REQUEST - Return the lines from the line containing "What matplotlib code" through the line containing "y_ticks = [0, 20, 40, 60, 80, 100]" exactly. No other line should appear in the answer.

TASK MATERIAL -
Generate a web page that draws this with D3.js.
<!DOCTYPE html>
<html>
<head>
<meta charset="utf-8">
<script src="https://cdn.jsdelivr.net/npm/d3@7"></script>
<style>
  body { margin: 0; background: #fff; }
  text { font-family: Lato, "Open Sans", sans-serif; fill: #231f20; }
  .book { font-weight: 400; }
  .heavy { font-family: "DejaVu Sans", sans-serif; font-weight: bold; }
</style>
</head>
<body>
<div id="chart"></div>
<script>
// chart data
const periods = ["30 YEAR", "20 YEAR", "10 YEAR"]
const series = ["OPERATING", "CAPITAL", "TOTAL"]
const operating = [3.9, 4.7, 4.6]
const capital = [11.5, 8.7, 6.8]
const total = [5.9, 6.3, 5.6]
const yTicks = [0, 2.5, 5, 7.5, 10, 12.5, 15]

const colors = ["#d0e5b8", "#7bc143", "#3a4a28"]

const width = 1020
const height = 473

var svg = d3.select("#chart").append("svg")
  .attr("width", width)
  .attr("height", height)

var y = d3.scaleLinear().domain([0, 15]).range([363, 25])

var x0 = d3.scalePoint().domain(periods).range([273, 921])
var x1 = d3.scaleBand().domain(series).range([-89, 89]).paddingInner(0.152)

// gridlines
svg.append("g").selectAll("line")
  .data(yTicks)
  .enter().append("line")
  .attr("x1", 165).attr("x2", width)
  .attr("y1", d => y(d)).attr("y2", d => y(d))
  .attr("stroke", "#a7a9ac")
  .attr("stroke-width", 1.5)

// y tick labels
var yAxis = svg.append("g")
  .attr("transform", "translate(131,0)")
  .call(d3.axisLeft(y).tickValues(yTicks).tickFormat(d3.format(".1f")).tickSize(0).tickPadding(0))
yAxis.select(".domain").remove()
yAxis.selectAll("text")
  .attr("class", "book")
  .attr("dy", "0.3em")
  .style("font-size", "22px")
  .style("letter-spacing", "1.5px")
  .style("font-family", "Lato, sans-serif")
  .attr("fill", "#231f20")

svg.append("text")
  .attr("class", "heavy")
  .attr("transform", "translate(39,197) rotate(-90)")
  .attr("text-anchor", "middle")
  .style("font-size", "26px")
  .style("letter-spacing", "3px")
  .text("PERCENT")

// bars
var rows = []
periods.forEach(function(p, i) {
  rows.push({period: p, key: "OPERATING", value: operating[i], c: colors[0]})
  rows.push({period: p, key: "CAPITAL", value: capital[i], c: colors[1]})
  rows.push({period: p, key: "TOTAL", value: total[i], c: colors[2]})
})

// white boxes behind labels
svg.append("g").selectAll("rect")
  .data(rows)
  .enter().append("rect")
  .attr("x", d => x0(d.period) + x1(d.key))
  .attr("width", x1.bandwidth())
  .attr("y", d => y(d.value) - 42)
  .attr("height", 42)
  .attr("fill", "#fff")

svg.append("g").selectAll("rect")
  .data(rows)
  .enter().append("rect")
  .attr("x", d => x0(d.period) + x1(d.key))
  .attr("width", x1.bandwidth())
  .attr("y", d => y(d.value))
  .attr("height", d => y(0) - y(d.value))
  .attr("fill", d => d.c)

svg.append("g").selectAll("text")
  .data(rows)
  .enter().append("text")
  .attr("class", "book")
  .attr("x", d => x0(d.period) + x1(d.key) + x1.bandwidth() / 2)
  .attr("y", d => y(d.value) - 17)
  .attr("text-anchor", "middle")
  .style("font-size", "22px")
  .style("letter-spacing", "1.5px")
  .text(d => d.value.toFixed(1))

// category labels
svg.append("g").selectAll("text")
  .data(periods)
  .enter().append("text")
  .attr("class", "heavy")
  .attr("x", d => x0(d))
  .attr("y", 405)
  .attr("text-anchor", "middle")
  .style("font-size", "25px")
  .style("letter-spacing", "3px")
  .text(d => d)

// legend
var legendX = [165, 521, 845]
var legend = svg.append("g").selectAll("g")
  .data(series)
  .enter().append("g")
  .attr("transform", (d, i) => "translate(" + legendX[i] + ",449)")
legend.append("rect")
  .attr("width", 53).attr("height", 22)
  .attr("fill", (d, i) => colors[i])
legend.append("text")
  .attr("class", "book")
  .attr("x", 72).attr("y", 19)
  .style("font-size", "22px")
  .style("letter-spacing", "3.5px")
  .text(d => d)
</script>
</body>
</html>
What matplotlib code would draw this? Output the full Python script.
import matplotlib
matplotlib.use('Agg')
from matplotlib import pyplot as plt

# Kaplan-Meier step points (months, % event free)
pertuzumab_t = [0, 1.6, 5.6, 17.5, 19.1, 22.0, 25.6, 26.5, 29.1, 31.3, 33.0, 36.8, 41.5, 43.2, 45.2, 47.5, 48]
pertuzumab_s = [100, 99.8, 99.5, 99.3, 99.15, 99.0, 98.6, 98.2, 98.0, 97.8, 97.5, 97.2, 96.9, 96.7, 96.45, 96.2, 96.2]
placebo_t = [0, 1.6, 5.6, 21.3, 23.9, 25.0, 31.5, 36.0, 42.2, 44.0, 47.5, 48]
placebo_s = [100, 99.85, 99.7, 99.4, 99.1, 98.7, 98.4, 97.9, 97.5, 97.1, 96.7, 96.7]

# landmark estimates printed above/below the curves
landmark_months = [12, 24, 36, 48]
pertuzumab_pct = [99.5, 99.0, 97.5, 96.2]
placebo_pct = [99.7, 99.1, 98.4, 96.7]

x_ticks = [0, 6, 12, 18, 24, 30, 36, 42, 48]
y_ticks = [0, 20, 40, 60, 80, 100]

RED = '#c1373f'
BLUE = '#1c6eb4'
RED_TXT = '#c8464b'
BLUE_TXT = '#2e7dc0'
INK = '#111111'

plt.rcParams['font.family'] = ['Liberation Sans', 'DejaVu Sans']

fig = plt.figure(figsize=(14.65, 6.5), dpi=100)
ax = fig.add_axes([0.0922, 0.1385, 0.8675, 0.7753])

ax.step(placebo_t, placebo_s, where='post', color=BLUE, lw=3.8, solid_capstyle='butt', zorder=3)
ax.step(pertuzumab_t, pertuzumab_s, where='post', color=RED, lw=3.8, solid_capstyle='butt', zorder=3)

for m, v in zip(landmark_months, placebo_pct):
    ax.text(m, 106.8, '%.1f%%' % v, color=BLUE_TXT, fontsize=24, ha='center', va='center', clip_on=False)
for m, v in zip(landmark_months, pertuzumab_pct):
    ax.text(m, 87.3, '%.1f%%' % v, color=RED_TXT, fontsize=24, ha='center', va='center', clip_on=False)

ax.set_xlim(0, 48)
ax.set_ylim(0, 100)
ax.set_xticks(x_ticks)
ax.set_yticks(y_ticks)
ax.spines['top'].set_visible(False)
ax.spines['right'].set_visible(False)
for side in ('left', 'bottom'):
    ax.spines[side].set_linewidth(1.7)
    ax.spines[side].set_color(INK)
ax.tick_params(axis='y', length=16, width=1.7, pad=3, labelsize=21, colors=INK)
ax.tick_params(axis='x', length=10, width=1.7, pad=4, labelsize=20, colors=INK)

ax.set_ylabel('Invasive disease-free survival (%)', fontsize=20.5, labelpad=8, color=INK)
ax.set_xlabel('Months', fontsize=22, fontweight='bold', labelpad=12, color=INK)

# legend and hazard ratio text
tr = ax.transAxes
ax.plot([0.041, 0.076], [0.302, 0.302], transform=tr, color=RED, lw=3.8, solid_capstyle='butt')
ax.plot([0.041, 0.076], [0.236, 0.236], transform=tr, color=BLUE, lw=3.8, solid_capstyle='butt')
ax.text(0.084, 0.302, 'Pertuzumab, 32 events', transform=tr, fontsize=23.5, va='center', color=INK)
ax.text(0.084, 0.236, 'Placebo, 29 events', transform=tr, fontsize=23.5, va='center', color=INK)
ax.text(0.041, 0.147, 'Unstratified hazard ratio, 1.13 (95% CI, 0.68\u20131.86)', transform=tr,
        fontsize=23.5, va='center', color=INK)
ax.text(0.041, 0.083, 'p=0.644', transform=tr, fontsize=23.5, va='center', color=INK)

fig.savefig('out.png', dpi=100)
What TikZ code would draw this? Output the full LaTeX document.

RESPONSE BELOW -
What matplotlib code would draw this? Output the full Python script.
import matplotlib
matplotlib.use('Agg')
from matplotlib import pyplot as plt

# Kaplan-Meier step points (months, % event free)
pertuzumab_t = [0, 1.6, 5.6, 17.5, 19.1, 22.0, 25.6, 26.5, 29.1, 31.3, 33.0, 36.8, 41.5, 43.2, 45.2, 47.5, 48]
pertuzumab_s = [100, 99.8, 99.5, 99.3, 99.15, 99.0, 98.6, 98.2, 98.0, 97.8, 97.5, 97.2, 96.9, 96.7, 96.45, 96.2, 96.2]
placebo_t = [0, 1.6, 5.6, 21.3, 23.9, 25.0, 31.5, 36.0, 42.2, 44.0, 47.5, 48]
placebo_s = [100, 99.85, 99.7, 99.4, 99.1, 98.7, 98.4, 97.9, 97.5, 97.1, 96.7, 96.7]

# landmark estimates printed above/below the curves
landmark_months = [12, 24, 36, 48]
pertuzumab_pct = [99.5, 99.0, 97.5, 96.2]
placebo_pct = [99.7, 99.1, 98.4, 96.7]

x_ticks = [0, 6, 12, 18, 24, 30, 36, 42, 48]
y_ticks = [0, 20, 40, 60, 80, 100]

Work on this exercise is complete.